**Your instructions:** Quote the listing below in its entirety, omitting every image.
# Information supplied start
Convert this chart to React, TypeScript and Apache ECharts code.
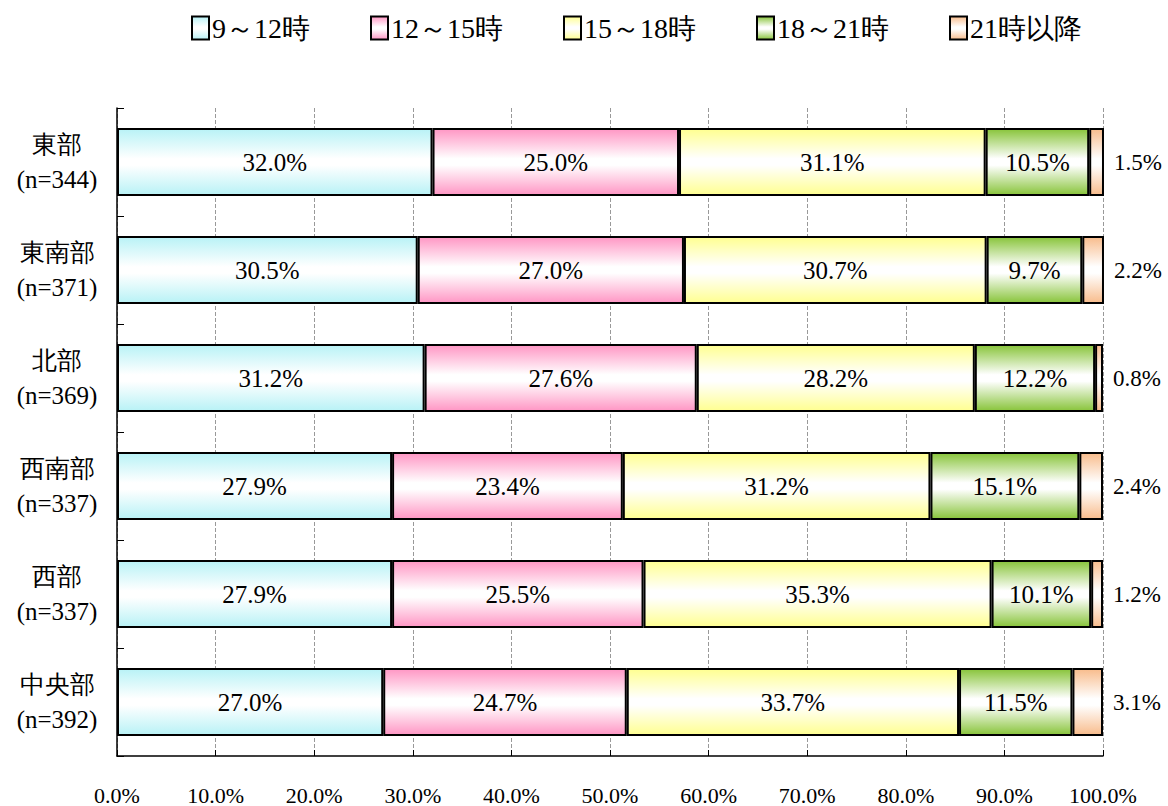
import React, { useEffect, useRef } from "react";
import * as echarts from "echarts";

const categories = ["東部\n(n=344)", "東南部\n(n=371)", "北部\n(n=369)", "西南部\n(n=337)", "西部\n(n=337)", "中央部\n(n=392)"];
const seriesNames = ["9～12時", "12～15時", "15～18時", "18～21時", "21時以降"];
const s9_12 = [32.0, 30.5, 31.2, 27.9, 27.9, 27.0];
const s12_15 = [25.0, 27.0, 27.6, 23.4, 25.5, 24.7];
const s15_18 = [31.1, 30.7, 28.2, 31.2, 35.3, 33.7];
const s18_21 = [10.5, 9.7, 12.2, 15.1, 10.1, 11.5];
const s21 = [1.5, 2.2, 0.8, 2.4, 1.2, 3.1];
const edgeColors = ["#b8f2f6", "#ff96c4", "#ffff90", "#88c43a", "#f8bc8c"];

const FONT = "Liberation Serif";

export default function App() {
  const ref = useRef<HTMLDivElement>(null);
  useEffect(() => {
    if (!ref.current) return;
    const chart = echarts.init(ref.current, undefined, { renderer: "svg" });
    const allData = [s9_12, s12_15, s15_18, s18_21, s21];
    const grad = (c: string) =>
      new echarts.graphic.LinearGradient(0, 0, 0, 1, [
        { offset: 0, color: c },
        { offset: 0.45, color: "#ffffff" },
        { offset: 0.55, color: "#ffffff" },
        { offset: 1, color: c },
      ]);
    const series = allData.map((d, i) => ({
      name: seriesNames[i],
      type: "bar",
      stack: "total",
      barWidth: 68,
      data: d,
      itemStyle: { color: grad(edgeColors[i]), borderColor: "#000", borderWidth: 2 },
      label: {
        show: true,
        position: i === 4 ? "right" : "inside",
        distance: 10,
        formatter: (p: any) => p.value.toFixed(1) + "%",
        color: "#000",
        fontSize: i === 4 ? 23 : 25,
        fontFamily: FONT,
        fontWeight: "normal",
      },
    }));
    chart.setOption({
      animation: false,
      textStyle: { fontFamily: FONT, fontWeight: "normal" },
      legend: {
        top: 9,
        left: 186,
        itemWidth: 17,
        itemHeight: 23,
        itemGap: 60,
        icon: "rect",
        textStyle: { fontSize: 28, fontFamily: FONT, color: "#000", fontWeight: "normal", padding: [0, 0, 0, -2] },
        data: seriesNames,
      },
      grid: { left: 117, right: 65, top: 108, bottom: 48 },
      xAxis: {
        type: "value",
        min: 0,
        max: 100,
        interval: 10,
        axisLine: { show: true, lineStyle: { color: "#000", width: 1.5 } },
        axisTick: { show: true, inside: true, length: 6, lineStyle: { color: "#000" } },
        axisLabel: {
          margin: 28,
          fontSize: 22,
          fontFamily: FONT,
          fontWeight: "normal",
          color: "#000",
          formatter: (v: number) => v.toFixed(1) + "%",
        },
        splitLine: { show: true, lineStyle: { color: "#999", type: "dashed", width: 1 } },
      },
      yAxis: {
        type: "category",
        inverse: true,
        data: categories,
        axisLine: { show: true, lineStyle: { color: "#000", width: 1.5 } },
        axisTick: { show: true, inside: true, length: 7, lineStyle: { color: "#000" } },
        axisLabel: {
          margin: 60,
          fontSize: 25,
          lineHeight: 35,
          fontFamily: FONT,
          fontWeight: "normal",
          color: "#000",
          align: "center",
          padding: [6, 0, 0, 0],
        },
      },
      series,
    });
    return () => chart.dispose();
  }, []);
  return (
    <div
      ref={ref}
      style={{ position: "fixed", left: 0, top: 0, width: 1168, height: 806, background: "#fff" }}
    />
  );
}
# Information supplied end
**Output of the exercise:**
Convert this chart to React, TypeScript and Apache ECharts code.
import React, { useEffect, useRef } from "react";
import * as echarts from "echarts";

const categories = ["東部\n(n=344)", "東南部\n(n=371)", "北部\n(n=369)", "西南部\n(n=337)", "西部\n(n=337)", "中央部\n(n=392)"];
const seriesNames = ["9～12時", "12～15時", "15～18時", "18～21時", "21時以降"];
const s9_12 = [32.0, 30.5, 31.2, 27.9, 27.9, 27.0];
const s12_15 = [25.0, 27.0, 27.6, 23.4, 25.5, 24.7];
const s15_18 = [31.1, 30.7, 28.2, 31.2, 35.3, 33.7];
const s18_21 = [10.5, 9.7, 12.2, 15.1, 10.1, 11.5];
const s21 = [1.5, 2.2, 0.8, 2.4, 1.2, 3.1];
const edgeColors = ["#b8f2f6", "#ff96c4", "#ffff90", "#88c43a", "#f8bc8c"];

const FONT = "Liberation Serif";

export default function App() {
  const ref = useRef<HTMLDivElement>(null);
  useEffect(() => {
    if (!ref.current) return;
    const chart = echarts.init(ref.current, undefined, { renderer: "svg" });
    const allData = [s9_12, s12_15, s15_18, s18_21, s21];
    const grad = (c: string) =>
      new echarts.graphic.LinearGradient(0, 0, 0, 1, [
        { offset: 0, color: c },
        { offset: 0.45, color: "#ffffff" },
        { offset: 0.55, color: "#ffffff" },
        { offset: 1, color: c },
      ]);
    const series = allData.map((d, i) => ({
      name: seriesNames[i],
      type: "bar",
      stack: "total",
      barWidth: 68,
      data: d,
      itemStyle: { color: grad(edgeColors[i]), borderColor: "#000", borderWidth: 2 },
      label: {
        show: true,
        position: i === 4 ? "right" : "inside",
        distance: 10,
        formatter: (p: any) => p.value.toFixed(1) + "%",
        color: "#000",
        fontSize: i === 4 ? 23 : 25,
        fontFamily: FONT,
        fontWeight: "normal",
      },
    }));
    chart.setOption({
      animation: false,
      textStyle: { fontFamily: FONT, fontWeight: "normal" },
      legend: {
        top: 9,
        left: 186,
        itemWidth: 17,
        itemHeight: 23,
        itemGap: 60,
        icon: "rect",
        textStyle: { fontSize: 28, fontFamily: FONT, color: "#000", fontWeight: "normal", padding: [0, 0, 0, -2] },
        data: seriesNames,
      },
      grid: { left: 117, right: 65, top: 108, bottom: 48 },
      xAxis: {
        type: "value",
        min: 0,
        max: 100,
        interval: 10,
        axisLine: { show: true, lineStyle: { color: "#000", width: 1.5 } },
        axisTick: { show: true, inside: true, length: 6, lineStyle: { color: "#000" } },
        axisLabel: {
          margin: 28,
          fontSize: 22,
          fontFamily: FONT,
          fontWeight: "normal",
          color: "#000",
          formatter: (v: number) => v.toFixed(1) + "%",
        },
        splitLine: { show: true, lineStyle: { color: "#999", type: "dashed", width: 1 } },
      },
      yAxis: {
        type: "category",
        inverse: true,
        data: categories,
        axisLine: { show: true, lineStyle: { color: "#000", width: 1.5 } },
        axisTick: { show: true, inside: true, length: 7, lineStyle: { color: "#000" } },
        axisLabel: {
          margin: 60,
          fontSize: 25,
          lineHeight: 35,
          fontFamily: FONT,
          fontWeight: "normal",
          color: "#000",
          align: "center",
          padding: [6, 0, 0, 0],
        },
      },
      series,
    });
    return () => chart.dispose();
  }, []);
  return (
    <div
      ref={ref}
      style={{ position: "fixed", left: 0, top: 0, width: 1168, height: 806, background: "#fff" }}
    />
  );
}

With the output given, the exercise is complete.